> [Written instruction]: Return the material exactly, first line through the line containing "5.79, 5.83, 5.89];", and nothing more. Pictures stay out.
--- START Data shown ---
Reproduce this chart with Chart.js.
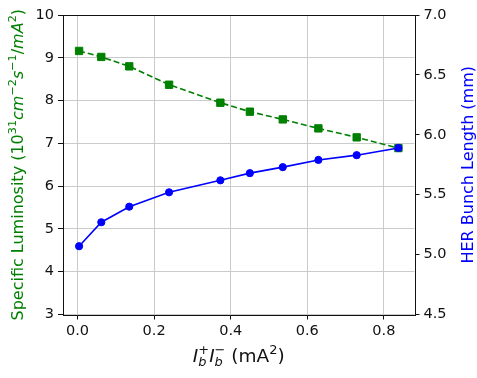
<!DOCTYPE html>
<html>
<head>
<meta charset="utf-8">
<script src="https://cdn.jsdelivr.net/npm/chart.js@4"></script>
<style>
  html, body { margin: 0; padding: 0; background: #fff; }
  #c { display: block; }
</style>
</head>
<body>
<canvas id="c" width="477" height="378"></canvas>
<script>
  /* ---------- data ---------- */
  const currentProduct = [0.004, 0.062, 0.135, 0.239, 0.373, 0.450, 0.536, 0.629, 0.729, 0.838];
  const specLum = [9.16, 9.02, 8.80, 8.37, 7.95, 7.74, 7.56, 7.35, 7.14, 6.89];
  const bunchLen = [5.07, 5.27, 5.40, 5.52, 5.62, 5.68, 5.73, 5.79, 5.83, 5.89];

  const xTicks = [0.0, 0.2, 0.4, 0.6, 0.8];
  const lumTicks = [3, 4, 5, 6, 7, 8, 9, 10];
  const lenTicks = [4.5, 5.0, 5.5, 6.0, 6.5, 7.0];

  const GREEN = "#008000";
  const BLUE = "#0000ff";
  const GRID = "#cbcbcb";
  const INK = "#111";
  const FONT = "'DejaVu Sans'";

  // rich text (super/subscripts, italics) for the axis titles
  const xTitle = [
    { t: "I", it: 1 }, { t: "+", pos: 1 }, { t: "b", it: 1, pos: -1, same: 1 },
    { t: "I", it: 1 }, { t: "\u2212", pos: 1 }, { t: "b", it: 1, pos: -1, same: 1 },
    { t: " (mA" }, { t: "2", pos: 1 }, { t: ")" },
  ];
  const lumTitle = [
    { t: "Specific Luminosity (10" }, { t: "31", pos: 1 },
    { t: "cm", it: 1 }, { t: "\u22122", pos: 1 },
    { t: "s", it: 1 }, { t: "\u22121", pos: 1 },
    { t: "/", }, { t: "mA", it: 1 }, { t: "2", pos: 1 }, { t: ")" },
  ];
  const lenTitle = [{ t: "HER Bunch Length (mm)" }];

  function drawRich(ctx, pieces, cx, cy, size, color, rotate) {
    const fontOf = (p) =>
      (p.it ? "italic " : "") + (p.pos ? size * 0.7 : size) + "px " + FONT;
    let x = 0, prevX = 0;
    const laid = [];
    pieces.forEach((p) => {
      ctx.font = fontOf(p);
      const w = ctx.measureText(p.t).width;
      let px;
      if (p.same) { px = prevX; x = Math.max(x, prevX + w); }
      else { px = x; prevX = x; x += w; }
      laid.push({ p, px });
    });
    ctx.save();
    ctx.translate(cx, cy);
    if (rotate) ctx.rotate(-Math.PI / 2);
    ctx.fillStyle = color;
    ctx.textBaseline = "alphabetic";
    const base = size * 0.36;
    laid.forEach(({ p, px }) => {
      ctx.font = fontOf(p);
      const dy = p.pos === 1 ? -size * 0.42 : p.pos === -1 ? size * 0.22 : 0;
      ctx.fillText(p.t, px - x / 2, base + dy);
    });
    ctx.restore();
  }

  const frameAndTitles = {
    id: "frameAndTitles",
    afterDraw(chart) {
      const { ctx, chartArea: a } = chart;
      ctx.save();
      ctx.strokeStyle = INK;
      ctx.lineWidth = 1;
      ctx.strokeRect(Math.round(a.left) + 0.5, Math.round(a.top) + 0.5,
        Math.round(a.right - a.left), Math.round(a.bottom - a.top));
      ctx.restore();
      const midY = (a.top + a.bottom) / 2;
      drawRich(ctx, lumTitle, 17, midY, 16, GREEN, true);
      drawRich(ctx, lenTitle, 467, midY, 16, BLUE, true);
      drawRich(ctx, xTitle, (a.left + a.right) / 2, 355, 18.5, INK, false);
    },
  };

  const pts = (ys) => currentProduct.map((x, i) => ({ x, y: ys[i] }));
  const tickFont = { family: FONT, size: 14.5 };

  new Chart(document.getElementById("c"), {
    type: "line",
    data: {
      datasets: [
        {
          label: "bunch length",
          data: pts(bunchLen),
          yAxisID: "yLen",
          borderColor: BLUE,
          backgroundColor: BLUE,
          borderWidth: 1.6,
          pointStyle: "circle",
          pointRadius: 3.6,
          pointBorderWidth: 1,
          order: 0,
        },
        {
          label: "specific luminosity",
          data: pts(specLum),
          yAxisID: "yLum",
          borderColor: GREEN,
          backgroundColor: GREEN,
          borderWidth: 1.6,
          borderDash: [6, 3],
          pointStyle: "rect",
          pointRadius: 5.2,
          pointBorderWidth: 1,
          order: 1,
        },
      ],
    },
    options: {
      responsive: false,
      animation: false,
      events: [],
      layout: { padding: { top: 15, left: 0, right: 0, bottom: 0 } },
      plugins: { legend: { display: false }, tooltip: { enabled: false } },
      scales: {
        x: {
          type: "linear",
          min: -0.038,
          max: 0.880,
          afterBuildTicks: (s) => { s.ticks = xTicks.map((v) => ({ value: v })); },
          afterFit: (s) => { s.height = 63.5; },
          border: { display: false },
          grid: { color: GRID, tickColor: INK, tickLength: 5 },
          ticks: { color: INK, font: tickFont, padding: 3, callback: (v) => v.toFixed(1) },
        },
        yLum: {
          position: "left",
          min: 3,
          max: 10,
          afterBuildTicks: (s) => { s.ticks = lumTicks.map((v) => ({ value: v })); },
          afterFit: (s) => { s.width = 63; },
          border: { display: false },
          grid: { color: GRID, tickColor: INK, tickLength: 5 },
          ticks: { color: INK, font: tickFont, padding: 4, callback: (v) => String(v) },
        },
        yLen: {
          position: "right",
          min: 4.5,
          max: 7.0,
          afterBuildTicks: (s) => { s.ticks = lenTicks.map((v) => ({ value: v })); },
          afterFit: (s) => { s.width = 62.5; },
          border: { display: false },
          grid: { drawOnChartArea: false, tickColor: INK, tickLength: 5 },
          ticks: { color: INK, font: tickFont, padding: 4, callback: (v) => v.toFixed(1) },
        },
      },
    },
    plugins: [frameAndTitles],
  });
</script>
</body>
</html>
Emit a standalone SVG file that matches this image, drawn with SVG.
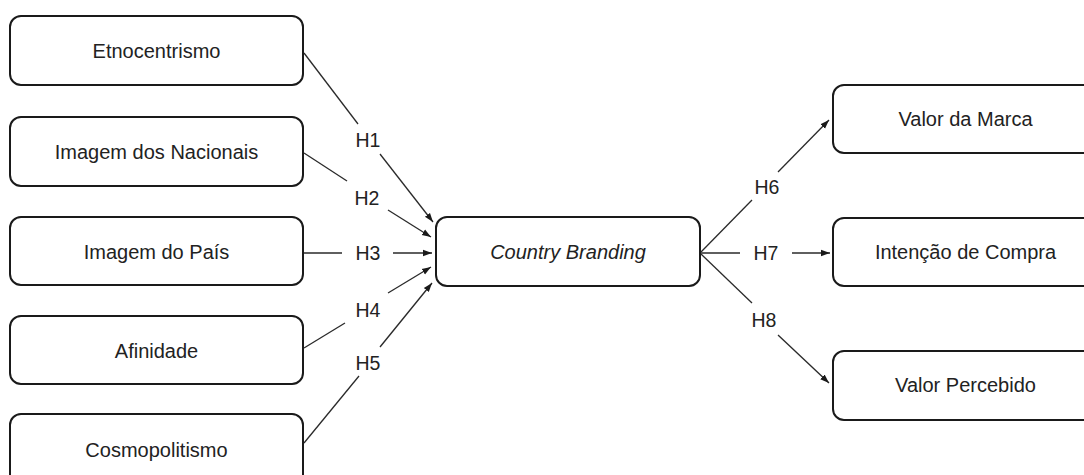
<svg xmlns="http://www.w3.org/2000/svg" width="1084" height="475" viewBox="0 0 1084 475">
<style>
.box{fill:#fff;stroke:#1a1a1a;stroke-width:2}
.t{font-family:"Liberation Sans",Arial,sans-serif;font-size:20px;fill:#222;text-anchor:middle}
.lbl{font-family:"Liberation Sans",Arial,sans-serif;font-size:19.5px;fill:#222;text-anchor:middle}
.ln{stroke:#2a2a2a;stroke-width:1.3;fill:none}
</style>
<defs>
<marker id="ah" markerUnits="userSpaceOnUse" markerWidth="10" markerHeight="8" refX="9" refY="4" orient="auto">
<path d="M0,0.8 L9,4 L0,7.2 Z" fill="#1a1a1a"/>
</marker>
</defs>
<rect width="1084" height="475" fill="#fff"/>
<g id="n-etno"><rect class="box" x="10" y="16" width="293" height="69" rx="11"/><text class="t" x="156.5" y="58">Etnocentrismo</text></g>
<g id="n-nac"><rect class="box" x="10" y="117" width="293" height="69" rx="11"/><text class="t" x="156.5" y="159">Imagem dos Nacionais</text></g>
<g id="n-pais"><rect class="box" x="10" y="217" width="293" height="68" rx="11"/><text class="t" x="156.5" y="259">Imagem do País</text></g>
<g id="n-afin"><rect class="box" x="10" y="316" width="293" height="68" rx="11"/><text class="t" x="156.5" y="358">Afinidade</text></g>
<g id="n-cosmo"><rect class="box" x="10" y="414" width="293" height="72" rx="11"/><text class="t" x="156.5" y="457">Cosmopolitismo</text></g>
<g id="n-cb"><rect class="box" x="436" y="217" width="264" height="69" rx="11"/><text class="t" x="568" y="259" font-style="italic">Country Branding</text></g>
<g id="n-marca"><rect class="box" x="833" y="85" width="265" height="68" rx="11"/><text class="t" x="965.5" y="126">Valor da Marca</text></g>
<g id="n-int"><rect class="box" x="833" y="218" width="265" height="68" rx="11"/><text class="t" x="965.5" y="259">Intenção de Compra</text></g>
<g id="n-perc"><rect class="box" x="833" y="351" width="265" height="69" rx="11"/><text class="t" x="965.5" y="392">Valor Percebido</text></g>
<g id="connectors">
<line class="ln" x1="304" y1="53" x2="358" y2="124"/>
<line class="ln" x1="380" y1="154" x2="433" y2="222" marker-end="url(#ah)"/>
<text class="lbl" x="368" y="147">H1</text>
<line class="ln" x1="304" y1="153" x2="347" y2="181"/>
<line class="ln" x1="388" y1="210" x2="431" y2="237" marker-end="url(#ah)"/>
<text class="lbl" x="367" y="205">H2</text>
<line class="ln" x1="304" y1="253" x2="342" y2="253"/>
<line class="ln" x1="393" y1="253" x2="432" y2="253" marker-end="url(#ah)"/>
<text class="lbl" x="368" y="260">H3</text>
<line class="ln" x1="304" y1="348" x2="345" y2="323"/>
<line class="ln" x1="388" y1="293" x2="431" y2="267" marker-end="url(#ah)"/>
<text class="lbl" x="368" y="317">H4</text>
<line class="ln" x1="304" y1="443" x2="359" y2="376"/>
<line class="ln" x1="380" y1="347" x2="432" y2="283" marker-end="url(#ah)"/>
<text class="lbl" x="368" y="370">H5</text>
<line class="ln" x1="701" y1="252" x2="752" y2="200"/>
<line class="ln" x1="778" y1="172" x2="829" y2="120" marker-end="url(#ah)"/>
<text class="lbl" x="767" y="194">H6</text>
<line class="ln" x1="701" y1="253" x2="740" y2="253"/>
<line class="ln" x1="792" y1="253" x2="830" y2="253" marker-end="url(#ah)"/>
<text class="lbl" x="766" y="260">H7</text>
<line class="ln" x1="701" y1="254" x2="752" y2="303"/>
<line class="ln" x1="778" y1="335" x2="829" y2="383" marker-end="url(#ah)"/>
<text class="lbl" x="764" y="327">H8</text>
</g>
</svg>
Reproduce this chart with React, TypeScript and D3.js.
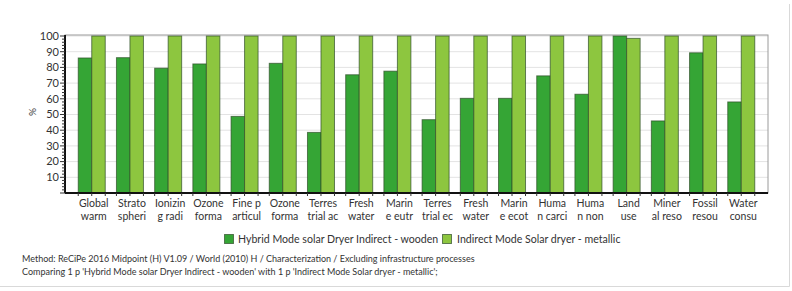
--- END Data shown ---
> [Reply]:
Reproduce this chart with Chart.js.
<!DOCTYPE html>
<html>
<head>
<meta charset="utf-8">
<script src="https://cdn.jsdelivr.net/npm/chart.js@4"></script>
<style>
  html, body { margin: 0; padding: 0; background: #fff; }
  #c { display: block; }
</style>
</head>
<body>
<canvas id="c" width="477" height="378"></canvas>
<script>
  /* ---------- data ---------- */
  const currentProduct = [0.004, 0.062, 0.135, 0.239, 0.373, 0.450, 0.536, 0.629, 0.729, 0.838];
  const specLum = [9.16, 9.02, 8.80, 8.37, 7.95, 7.74, 7.56, 7.35, 7.14, 6.89];
  const bunchLen = [5.07, 5.27, 5.40, 5.52, 5.62, 5.68, 5.73, 5.79, 5.83, 5.89];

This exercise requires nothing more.